In the listing that follows, retype every line from the first through the one containing "const TWO_THETA = d3.range(226).map((i)". Pictures are to be left out.

### Data extract:
● ● ●

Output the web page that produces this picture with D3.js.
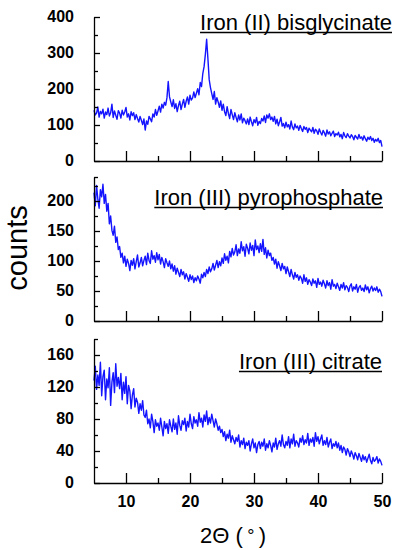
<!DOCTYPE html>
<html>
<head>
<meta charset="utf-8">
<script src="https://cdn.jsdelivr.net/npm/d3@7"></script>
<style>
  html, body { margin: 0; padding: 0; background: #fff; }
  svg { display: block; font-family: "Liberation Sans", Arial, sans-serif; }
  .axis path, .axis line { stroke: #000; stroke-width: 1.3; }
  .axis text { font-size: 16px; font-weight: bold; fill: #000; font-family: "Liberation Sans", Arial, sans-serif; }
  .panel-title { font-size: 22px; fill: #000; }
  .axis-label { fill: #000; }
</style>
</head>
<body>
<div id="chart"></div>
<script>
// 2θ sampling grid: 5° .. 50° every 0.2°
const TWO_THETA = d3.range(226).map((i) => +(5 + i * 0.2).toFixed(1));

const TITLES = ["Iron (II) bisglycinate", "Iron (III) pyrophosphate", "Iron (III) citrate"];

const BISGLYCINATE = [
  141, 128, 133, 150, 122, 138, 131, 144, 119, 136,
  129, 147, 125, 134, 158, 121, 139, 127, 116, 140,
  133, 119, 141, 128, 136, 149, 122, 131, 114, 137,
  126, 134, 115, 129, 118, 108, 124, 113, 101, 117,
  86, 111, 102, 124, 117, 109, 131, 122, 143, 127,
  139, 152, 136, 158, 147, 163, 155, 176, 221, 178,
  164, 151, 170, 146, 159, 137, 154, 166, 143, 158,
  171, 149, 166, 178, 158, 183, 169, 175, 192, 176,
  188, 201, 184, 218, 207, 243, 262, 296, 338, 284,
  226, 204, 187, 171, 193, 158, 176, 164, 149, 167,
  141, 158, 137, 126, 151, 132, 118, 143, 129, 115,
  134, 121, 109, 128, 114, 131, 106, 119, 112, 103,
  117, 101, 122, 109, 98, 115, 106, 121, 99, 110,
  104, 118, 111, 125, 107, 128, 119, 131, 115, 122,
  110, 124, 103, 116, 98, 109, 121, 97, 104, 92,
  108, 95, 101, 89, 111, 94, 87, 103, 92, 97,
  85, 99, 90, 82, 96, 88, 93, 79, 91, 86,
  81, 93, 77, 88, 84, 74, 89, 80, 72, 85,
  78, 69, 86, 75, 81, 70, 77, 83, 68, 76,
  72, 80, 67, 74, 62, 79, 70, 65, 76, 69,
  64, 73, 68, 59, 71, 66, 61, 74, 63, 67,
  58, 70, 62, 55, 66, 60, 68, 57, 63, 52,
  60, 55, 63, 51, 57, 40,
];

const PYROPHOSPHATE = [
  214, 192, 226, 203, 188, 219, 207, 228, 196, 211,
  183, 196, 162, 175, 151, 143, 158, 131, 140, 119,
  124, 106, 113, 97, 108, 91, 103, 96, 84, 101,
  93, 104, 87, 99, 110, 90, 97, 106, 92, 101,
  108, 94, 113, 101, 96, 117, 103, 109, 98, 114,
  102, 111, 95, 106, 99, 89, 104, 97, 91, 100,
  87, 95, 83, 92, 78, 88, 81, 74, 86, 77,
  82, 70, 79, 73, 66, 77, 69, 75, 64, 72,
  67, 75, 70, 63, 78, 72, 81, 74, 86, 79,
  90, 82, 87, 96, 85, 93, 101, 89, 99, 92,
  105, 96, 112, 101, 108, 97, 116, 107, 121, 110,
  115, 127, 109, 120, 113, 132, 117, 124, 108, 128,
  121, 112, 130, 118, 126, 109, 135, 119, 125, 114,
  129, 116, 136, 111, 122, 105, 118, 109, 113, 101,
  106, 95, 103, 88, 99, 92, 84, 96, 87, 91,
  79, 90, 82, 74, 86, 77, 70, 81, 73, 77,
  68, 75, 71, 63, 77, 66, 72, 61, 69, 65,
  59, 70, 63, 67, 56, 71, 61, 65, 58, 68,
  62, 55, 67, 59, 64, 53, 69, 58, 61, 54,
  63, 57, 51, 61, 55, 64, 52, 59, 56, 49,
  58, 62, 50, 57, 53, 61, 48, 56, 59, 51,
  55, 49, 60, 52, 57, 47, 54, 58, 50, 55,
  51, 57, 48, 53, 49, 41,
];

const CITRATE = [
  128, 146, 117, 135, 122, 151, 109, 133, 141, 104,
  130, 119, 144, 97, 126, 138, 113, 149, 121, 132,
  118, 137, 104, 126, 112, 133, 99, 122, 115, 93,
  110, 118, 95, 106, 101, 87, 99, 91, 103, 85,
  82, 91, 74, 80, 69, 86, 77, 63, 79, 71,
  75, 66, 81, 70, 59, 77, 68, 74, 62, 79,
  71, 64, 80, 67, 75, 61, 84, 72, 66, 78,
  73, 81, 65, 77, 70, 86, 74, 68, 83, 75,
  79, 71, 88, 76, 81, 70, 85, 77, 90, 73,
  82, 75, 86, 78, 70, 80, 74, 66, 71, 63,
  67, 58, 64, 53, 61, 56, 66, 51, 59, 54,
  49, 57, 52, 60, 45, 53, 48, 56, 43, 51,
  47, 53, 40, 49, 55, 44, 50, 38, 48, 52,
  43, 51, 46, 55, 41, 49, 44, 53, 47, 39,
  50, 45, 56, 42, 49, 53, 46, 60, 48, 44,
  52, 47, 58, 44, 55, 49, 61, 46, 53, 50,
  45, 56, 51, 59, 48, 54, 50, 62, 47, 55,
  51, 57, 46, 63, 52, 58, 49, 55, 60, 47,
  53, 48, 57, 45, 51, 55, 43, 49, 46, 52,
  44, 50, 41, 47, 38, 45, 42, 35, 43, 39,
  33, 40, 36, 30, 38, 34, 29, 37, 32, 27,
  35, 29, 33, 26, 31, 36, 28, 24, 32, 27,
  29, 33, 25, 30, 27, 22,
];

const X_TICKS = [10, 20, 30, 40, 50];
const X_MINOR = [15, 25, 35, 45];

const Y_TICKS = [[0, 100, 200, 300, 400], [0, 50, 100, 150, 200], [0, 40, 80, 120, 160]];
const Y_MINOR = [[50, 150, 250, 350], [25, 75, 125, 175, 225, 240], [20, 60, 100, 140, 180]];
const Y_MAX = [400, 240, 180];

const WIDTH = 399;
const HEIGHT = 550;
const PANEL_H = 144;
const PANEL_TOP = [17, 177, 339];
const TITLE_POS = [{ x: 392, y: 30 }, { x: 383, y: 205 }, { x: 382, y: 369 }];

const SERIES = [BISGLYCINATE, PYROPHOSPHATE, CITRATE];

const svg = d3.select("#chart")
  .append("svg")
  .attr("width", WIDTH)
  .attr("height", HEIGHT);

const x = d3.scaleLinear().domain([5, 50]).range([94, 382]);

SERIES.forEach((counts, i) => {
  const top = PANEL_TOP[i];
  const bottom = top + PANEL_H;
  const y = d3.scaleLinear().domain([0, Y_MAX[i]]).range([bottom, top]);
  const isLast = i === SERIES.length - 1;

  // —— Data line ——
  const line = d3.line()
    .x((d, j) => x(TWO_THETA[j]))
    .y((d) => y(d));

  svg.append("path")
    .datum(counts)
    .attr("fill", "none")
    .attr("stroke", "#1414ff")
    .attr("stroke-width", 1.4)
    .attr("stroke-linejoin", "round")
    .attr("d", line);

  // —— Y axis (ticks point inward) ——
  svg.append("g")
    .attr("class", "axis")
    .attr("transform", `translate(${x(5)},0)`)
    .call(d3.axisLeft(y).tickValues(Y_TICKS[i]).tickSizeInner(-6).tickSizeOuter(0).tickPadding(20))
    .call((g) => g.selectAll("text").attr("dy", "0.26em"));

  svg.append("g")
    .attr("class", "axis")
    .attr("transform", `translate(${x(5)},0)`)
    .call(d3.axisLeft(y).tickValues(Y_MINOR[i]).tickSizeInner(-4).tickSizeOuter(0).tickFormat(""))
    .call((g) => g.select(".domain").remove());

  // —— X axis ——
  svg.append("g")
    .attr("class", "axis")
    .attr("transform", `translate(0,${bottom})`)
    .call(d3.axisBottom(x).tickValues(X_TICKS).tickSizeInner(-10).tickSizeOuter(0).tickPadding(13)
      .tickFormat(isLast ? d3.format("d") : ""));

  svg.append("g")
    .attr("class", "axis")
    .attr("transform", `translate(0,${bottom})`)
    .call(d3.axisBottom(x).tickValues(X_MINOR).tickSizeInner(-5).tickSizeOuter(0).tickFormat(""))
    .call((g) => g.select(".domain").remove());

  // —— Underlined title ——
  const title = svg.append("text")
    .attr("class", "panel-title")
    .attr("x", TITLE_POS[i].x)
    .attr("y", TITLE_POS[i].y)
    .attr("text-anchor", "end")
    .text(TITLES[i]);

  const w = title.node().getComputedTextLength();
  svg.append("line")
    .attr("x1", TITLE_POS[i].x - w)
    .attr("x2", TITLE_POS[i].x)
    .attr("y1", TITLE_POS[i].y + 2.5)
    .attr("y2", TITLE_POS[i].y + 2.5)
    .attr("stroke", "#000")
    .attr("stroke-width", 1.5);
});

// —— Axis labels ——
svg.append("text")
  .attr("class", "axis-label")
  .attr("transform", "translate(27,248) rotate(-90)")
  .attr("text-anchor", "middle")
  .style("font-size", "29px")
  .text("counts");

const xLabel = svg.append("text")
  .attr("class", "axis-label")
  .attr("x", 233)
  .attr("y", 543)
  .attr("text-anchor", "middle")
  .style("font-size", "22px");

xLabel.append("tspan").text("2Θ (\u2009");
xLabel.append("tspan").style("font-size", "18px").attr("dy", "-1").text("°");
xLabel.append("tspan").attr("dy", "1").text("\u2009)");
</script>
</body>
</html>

● ● ●

### Solution for this problem:
Output the web page that produces this picture with D3.js.
<!DOCTYPE html>
<html>
<head>
<meta charset="utf-8">
<script src="https://cdn.jsdelivr.net/npm/d3@7"></script>
<style>
  html, body { margin: 0; padding: 0; background: #fff; }
  svg { display: block; font-family: "Liberation Sans", Arial, sans-serif; }
  .axis path, .axis line { stroke: #000; stroke-width: 1.3; }
  .axis text { font-size: 16px; font-weight: bold; fill: #000; font-family: "Liberation Sans", Arial, sans-serif; }
  .panel-title { font-size: 22px; fill: #000; }
  .axis-label { fill: #000; }
</style>
</head>
<body>
<div id="chart"></div>
<script>
// 2θ sampling grid: 5° .. 50° every 0.2°
const TWO_THETA = d3.range(226).map((i) => +(5 + i * 0.2).toFixed(1));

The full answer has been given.